> EXERCISE AIM
Would you copy out the whole listing exactly as given?

> DATASET EXCERPT
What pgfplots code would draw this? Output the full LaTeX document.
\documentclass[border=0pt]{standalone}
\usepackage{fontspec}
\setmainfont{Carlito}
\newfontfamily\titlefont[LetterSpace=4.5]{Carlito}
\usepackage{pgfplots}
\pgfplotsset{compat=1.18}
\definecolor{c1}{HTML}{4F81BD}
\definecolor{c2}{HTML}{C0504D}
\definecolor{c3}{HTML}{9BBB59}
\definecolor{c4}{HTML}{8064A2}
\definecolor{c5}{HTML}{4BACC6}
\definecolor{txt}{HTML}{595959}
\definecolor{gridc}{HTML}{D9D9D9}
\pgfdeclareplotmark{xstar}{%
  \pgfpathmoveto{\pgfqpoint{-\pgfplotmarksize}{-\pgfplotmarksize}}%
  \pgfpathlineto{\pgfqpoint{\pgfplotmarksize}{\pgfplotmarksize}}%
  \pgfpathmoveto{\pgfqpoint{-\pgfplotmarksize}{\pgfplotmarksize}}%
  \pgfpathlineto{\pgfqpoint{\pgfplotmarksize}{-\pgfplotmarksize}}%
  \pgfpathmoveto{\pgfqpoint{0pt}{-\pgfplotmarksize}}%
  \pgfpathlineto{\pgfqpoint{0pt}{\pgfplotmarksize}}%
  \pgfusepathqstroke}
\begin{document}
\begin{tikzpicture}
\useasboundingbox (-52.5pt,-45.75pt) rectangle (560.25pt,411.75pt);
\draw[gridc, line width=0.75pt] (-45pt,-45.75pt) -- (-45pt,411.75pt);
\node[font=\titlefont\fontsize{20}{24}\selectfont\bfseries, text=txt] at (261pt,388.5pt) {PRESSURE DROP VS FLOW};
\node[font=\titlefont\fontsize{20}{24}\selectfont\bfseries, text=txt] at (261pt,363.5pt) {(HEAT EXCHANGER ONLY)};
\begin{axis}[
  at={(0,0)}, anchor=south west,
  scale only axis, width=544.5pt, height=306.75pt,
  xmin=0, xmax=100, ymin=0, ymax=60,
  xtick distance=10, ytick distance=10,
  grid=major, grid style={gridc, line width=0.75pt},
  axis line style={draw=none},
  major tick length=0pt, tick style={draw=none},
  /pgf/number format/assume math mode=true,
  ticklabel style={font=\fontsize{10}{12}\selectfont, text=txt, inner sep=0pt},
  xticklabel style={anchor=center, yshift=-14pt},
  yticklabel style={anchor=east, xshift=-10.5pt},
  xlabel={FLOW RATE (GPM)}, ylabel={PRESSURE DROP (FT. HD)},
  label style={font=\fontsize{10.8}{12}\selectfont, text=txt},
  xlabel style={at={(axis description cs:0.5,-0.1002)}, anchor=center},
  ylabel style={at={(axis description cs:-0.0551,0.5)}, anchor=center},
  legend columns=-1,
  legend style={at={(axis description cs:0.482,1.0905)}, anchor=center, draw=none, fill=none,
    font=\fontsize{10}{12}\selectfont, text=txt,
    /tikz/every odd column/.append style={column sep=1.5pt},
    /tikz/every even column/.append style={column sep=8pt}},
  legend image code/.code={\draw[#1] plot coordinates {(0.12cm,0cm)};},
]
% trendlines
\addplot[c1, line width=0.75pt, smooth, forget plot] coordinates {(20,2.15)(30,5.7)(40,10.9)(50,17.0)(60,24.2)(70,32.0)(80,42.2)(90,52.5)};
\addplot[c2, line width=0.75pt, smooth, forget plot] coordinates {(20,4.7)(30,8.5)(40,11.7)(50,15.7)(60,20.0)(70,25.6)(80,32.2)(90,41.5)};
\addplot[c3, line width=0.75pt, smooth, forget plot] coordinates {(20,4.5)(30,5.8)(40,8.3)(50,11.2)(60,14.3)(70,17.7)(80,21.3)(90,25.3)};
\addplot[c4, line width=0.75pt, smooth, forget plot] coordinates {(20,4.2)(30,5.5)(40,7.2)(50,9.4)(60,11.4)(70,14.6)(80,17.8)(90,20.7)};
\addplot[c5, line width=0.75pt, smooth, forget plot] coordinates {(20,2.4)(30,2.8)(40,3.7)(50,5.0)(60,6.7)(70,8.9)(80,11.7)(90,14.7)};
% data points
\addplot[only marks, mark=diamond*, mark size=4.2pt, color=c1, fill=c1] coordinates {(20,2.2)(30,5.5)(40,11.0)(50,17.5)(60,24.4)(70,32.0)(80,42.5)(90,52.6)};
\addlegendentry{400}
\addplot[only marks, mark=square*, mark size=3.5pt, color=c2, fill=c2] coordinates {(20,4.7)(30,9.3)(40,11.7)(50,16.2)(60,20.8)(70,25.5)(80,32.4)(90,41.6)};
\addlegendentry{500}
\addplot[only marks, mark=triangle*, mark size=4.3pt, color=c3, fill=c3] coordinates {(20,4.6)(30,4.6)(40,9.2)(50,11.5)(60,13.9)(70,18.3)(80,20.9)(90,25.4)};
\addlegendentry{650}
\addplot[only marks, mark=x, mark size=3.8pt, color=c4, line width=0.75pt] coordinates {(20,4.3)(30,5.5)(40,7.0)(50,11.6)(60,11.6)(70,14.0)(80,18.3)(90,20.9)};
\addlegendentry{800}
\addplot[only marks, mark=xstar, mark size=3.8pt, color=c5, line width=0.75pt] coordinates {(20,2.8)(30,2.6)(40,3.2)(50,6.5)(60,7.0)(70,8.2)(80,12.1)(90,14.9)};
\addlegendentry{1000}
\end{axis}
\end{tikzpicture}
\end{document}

> FULL ANSWER
What pgfplots code would draw this? Output the full LaTeX document.
\documentclass[border=0pt]{standalone}
\usepackage{fontspec}
\setmainfont{Carlito}
\newfontfamily\titlefont[LetterSpace=4.5]{Carlito}
\usepackage{pgfplots}
\pgfplotsset{compat=1.18}
\definecolor{c1}{HTML}{4F81BD}
\definecolor{c2}{HTML}{C0504D}
\definecolor{c3}{HTML}{9BBB59}
\definecolor{c4}{HTML}{8064A2}
\definecolor{c5}{HTML}{4BACC6}
\definecolor{txt}{HTML}{595959}
\definecolor{gridc}{HTML}{D9D9D9}
\pgfdeclareplotmark{xstar}{%
  \pgfpathmoveto{\pgfqpoint{-\pgfplotmarksize}{-\pgfplotmarksize}}%
  \pgfpathlineto{\pgfqpoint{\pgfplotmarksize}{\pgfplotmarksize}}%
  \pgfpathmoveto{\pgfqpoint{-\pgfplotmarksize}{\pgfplotmarksize}}%
  \pgfpathlineto{\pgfqpoint{\pgfplotmarksize}{-\pgfplotmarksize}}%
  \pgfpathmoveto{\pgfqpoint{0pt}{-\pgfplotmarksize}}%
  \pgfpathlineto{\pgfqpoint{0pt}{\pgfplotmarksize}}%
  \pgfusepathqstroke}
\begin{document}
\begin{tikzpicture}
\useasboundingbox (-52.5pt,-45.75pt) rectangle (560.25pt,411.75pt);
\draw[gridc, line width=0.75pt] (-45pt,-45.75pt) -- (-45pt,411.75pt);
\node[font=\titlefont\fontsize{20}{24}\selectfont\bfseries, text=txt] at (261pt,388.5pt) {PRESSURE DROP VS FLOW};
\node[font=\titlefont\fontsize{20}{24}\selectfont\bfseries, text=txt] at (261pt,363.5pt) {(HEAT EXCHANGER ONLY)};
\begin{axis}[
  at={(0,0)}, anchor=south west,
  scale only axis, width=544.5pt, height=306.75pt,
  xmin=0, xmax=100, ymin=0, ymax=60,
  xtick distance=10, ytick distance=10,
  grid=major, grid style={gridc, line width=0.75pt},
  axis line style={draw=none},
  major tick length=0pt, tick style={draw=none},
  /pgf/number format/assume math mode=true,
  ticklabel style={font=\fontsize{10}{12}\selectfont, text=txt, inner sep=0pt},
  xticklabel style={anchor=center, yshift=-14pt},
  yticklabel style={anchor=east, xshift=-10.5pt},
  xlabel={FLOW RATE (GPM)}, ylabel={PRESSURE DROP (FT. HD)},
  label style={font=\fontsize{10.8}{12}\selectfont, text=txt},
  xlabel style={at={(axis description cs:0.5,-0.1002)}, anchor=center},
  ylabel style={at={(axis description cs:-0.0551,0.5)}, anchor=center},
  legend columns=-1,
  legend style={at={(axis description cs:0.482,1.0905)}, anchor=center, draw=none, fill=none,
    font=\fontsize{10}{12}\selectfont, text=txt,
    /tikz/every odd column/.append style={column sep=1.5pt},
    /tikz/every even column/.append style={column sep=8pt}},
  legend image code/.code={\draw[#1] plot coordinates {(0.12cm,0cm)};},
]
% trendlines
\addplot[c1, line width=0.75pt, smooth, forget plot] coordinates {(20,2.15)(30,5.7)(40,10.9)(50,17.0)(60,24.2)(70,32.0)(80,42.2)(90,52.5)};
\addplot[c2, line width=0.75pt, smooth, forget plot] coordinates {(20,4.7)(30,8.5)(40,11.7)(50,15.7)(60,20.0)(70,25.6)(80,32.2)(90,41.5)};
\addplot[c3, line width=0.75pt, smooth, forget plot] coordinates {(20,4.5)(30,5.8)(40,8.3)(50,11.2)(60,14.3)(70,17.7)(80,21.3)(90,25.3)};
\addplot[c4, line width=0.75pt, smooth, forget plot] coordinates {(20,4.2)(30,5.5)(40,7.2)(50,9.4)(60,11.4)(70,14.6)(80,17.8)(90,20.7)};
\addplot[c5, line width=0.75pt, smooth, forget plot] coordinates {(20,2.4)(30,2.8)(40,3.7)(50,5.0)(60,6.7)(70,8.9)(80,11.7)(90,14.7)};
% data points
\addplot[only marks, mark=diamond*, mark size=4.2pt, color=c1, fill=c1] coordinates {(20,2.2)(30,5.5)(40,11.0)(50,17.5)(60,24.4)(70,32.0)(80,42.5)(90,52.6)};
\addlegendentry{400}
\addplot[only marks, mark=square*, mark size=3.5pt, color=c2, fill=c2] coordinates {(20,4.7)(30,9.3)(40,11.7)(50,16.2)(60,20.8)(70,25.5)(80,32.4)(90,41.6)};
\addlegendentry{500}
\addplot[only marks, mark=triangle*, mark size=4.3pt, color=c3, fill=c3] coordinates {(20,4.6)(30,4.6)(40,9.2)(50,11.5)(60,13.9)(70,18.3)(80,20.9)(90,25.4)};
\addlegendentry{650}
\addplot[only marks, mark=x, mark size=3.8pt, color=c4, line width=0.75pt] coordinates {(20,4.3)(30,5.5)(40,7.0)(50,11.6)(60,11.6)(70,14.0)(80,18.3)(90,20.9)};
\addlegendentry{800}
\addplot[only marks, mark=xstar, mark size=3.8pt, color=c5, line width=0.75pt] coordinates {(20,2.8)(30,2.6)(40,3.2)(50,6.5)(60,7.0)(70,8.2)(80,12.1)(90,14.9)};
\addlegendentry{1000}
\end{axis}
\end{tikzpicture}
\end{document}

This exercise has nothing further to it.